## Short problem
Print, word for word, the opening line of the data below and every line after it through the line that contains "and sea level)</text>", but not the pictures.
━━━━━ Information provided
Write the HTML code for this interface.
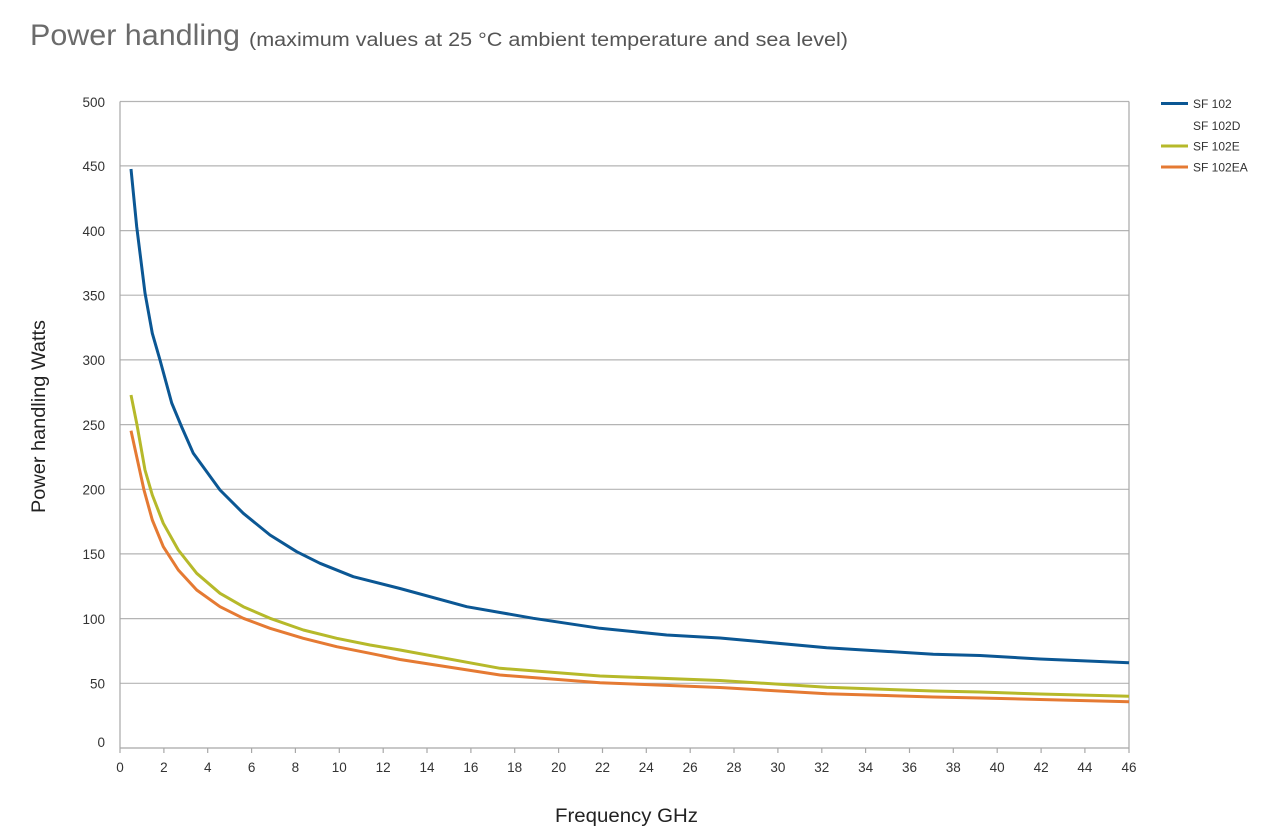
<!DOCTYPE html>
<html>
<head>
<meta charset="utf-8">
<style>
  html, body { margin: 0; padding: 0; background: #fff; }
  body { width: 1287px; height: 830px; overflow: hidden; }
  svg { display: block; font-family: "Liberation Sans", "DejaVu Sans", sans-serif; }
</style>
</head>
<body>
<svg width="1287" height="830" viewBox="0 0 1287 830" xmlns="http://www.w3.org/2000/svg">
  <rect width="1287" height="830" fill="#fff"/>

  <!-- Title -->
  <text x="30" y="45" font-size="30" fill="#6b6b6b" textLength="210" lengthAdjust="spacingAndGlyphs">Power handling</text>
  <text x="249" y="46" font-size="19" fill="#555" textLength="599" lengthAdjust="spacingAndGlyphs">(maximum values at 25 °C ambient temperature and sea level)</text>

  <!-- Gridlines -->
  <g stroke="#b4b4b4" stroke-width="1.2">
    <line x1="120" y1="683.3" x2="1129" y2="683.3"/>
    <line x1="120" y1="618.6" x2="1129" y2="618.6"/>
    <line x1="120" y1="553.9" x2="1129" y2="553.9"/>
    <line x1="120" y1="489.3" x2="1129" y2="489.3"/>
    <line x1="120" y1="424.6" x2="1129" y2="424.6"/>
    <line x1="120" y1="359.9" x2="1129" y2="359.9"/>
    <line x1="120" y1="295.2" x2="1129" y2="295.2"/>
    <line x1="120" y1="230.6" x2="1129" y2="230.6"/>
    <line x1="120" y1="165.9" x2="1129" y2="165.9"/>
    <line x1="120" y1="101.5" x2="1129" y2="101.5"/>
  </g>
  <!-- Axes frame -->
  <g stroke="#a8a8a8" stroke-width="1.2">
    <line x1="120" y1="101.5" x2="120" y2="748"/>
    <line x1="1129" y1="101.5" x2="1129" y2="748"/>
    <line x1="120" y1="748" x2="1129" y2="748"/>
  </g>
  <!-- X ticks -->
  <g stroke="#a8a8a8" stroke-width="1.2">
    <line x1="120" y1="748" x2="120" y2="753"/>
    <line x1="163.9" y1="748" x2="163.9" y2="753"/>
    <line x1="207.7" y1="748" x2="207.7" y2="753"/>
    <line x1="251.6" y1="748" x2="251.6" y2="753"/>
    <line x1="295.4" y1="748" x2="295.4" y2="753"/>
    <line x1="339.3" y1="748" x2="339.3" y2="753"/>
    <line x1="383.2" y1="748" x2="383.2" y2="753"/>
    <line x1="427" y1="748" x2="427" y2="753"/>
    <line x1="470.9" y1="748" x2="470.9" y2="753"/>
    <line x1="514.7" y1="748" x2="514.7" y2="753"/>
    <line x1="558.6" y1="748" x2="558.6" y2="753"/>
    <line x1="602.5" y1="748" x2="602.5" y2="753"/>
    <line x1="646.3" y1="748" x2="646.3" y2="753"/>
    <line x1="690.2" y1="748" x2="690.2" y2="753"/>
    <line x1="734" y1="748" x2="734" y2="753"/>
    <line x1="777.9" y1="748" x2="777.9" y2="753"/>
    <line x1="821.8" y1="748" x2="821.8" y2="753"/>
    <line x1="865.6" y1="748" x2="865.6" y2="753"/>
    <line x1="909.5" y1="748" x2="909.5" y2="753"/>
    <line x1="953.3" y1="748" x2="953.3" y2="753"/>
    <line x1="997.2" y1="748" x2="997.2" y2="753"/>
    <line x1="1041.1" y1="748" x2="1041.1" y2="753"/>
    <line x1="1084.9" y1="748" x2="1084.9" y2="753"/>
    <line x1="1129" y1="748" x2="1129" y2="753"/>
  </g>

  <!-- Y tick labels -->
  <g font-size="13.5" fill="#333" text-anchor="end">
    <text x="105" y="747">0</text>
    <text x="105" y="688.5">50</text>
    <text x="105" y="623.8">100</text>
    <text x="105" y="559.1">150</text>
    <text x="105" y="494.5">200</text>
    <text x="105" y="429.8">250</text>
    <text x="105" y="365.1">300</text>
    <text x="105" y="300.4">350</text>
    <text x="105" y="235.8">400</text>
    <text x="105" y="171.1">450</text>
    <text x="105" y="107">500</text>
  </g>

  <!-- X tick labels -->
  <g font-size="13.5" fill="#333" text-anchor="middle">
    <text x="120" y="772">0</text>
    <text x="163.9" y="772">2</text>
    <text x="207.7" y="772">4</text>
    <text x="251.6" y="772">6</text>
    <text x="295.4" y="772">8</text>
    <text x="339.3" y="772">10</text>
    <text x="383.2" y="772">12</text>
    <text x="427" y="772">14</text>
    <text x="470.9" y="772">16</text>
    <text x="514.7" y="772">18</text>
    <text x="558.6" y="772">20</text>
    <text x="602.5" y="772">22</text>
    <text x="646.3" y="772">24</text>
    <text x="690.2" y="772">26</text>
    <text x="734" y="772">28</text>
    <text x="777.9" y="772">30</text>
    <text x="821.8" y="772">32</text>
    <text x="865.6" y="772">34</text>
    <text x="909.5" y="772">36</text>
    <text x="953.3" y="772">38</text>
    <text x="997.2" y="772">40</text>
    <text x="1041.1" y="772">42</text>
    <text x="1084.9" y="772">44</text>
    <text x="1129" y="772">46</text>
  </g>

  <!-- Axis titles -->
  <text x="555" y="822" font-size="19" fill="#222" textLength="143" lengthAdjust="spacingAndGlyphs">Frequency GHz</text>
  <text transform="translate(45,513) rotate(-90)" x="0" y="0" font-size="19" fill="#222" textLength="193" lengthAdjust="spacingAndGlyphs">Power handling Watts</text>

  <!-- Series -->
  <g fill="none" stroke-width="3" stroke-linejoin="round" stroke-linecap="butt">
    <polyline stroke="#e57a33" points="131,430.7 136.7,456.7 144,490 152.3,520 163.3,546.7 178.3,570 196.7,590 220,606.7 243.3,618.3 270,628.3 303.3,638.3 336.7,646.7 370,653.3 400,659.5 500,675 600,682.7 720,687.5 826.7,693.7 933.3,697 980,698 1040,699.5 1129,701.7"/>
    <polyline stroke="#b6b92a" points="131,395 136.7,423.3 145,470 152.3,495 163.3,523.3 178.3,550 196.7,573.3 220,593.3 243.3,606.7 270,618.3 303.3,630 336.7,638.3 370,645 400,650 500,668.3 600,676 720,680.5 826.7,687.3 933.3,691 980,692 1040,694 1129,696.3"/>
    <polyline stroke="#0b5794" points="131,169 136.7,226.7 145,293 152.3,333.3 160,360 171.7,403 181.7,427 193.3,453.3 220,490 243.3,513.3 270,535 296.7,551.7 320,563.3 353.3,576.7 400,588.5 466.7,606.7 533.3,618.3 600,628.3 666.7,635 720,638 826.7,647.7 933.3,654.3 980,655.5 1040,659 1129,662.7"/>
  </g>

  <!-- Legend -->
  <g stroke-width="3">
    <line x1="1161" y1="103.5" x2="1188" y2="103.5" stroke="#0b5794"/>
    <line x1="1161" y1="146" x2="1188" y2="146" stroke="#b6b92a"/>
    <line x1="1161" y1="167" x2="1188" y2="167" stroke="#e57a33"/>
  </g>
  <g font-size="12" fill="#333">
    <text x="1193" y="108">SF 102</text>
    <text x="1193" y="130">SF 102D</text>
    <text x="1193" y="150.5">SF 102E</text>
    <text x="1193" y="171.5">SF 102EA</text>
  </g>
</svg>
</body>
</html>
━━━━━━━━━━
## Solution for this task
Write the HTML code for this interface.
<!DOCTYPE html>
<html>
<head>
<meta charset="utf-8">
<style>
  html, body { margin: 0; padding: 0; background: #fff; }
  body { width: 1287px; height: 830px; overflow: hidden; }
  svg { display: block; font-family: "Liberation Sans", "DejaVu Sans", sans-serif; }
</style>
</head>
<body>
<svg width="1287" height="830" viewBox="0 0 1287 830" xmlns="http://www.w3.org/2000/svg">
  <rect width="1287" height="830" fill="#fff"/>

  <!-- Title -->
  <text x="30" y="45" font-size="30" fill="#6b6b6b" textLength="210" lengthAdjust="spacingAndGlyphs">Power handling</text>
  <text x="249" y="46" font-size="19" fill="#555" textLength="599" lengthAdjust="spacingAndGlyphs">(maximum values at 25 °C ambient temperature and sea level)</text>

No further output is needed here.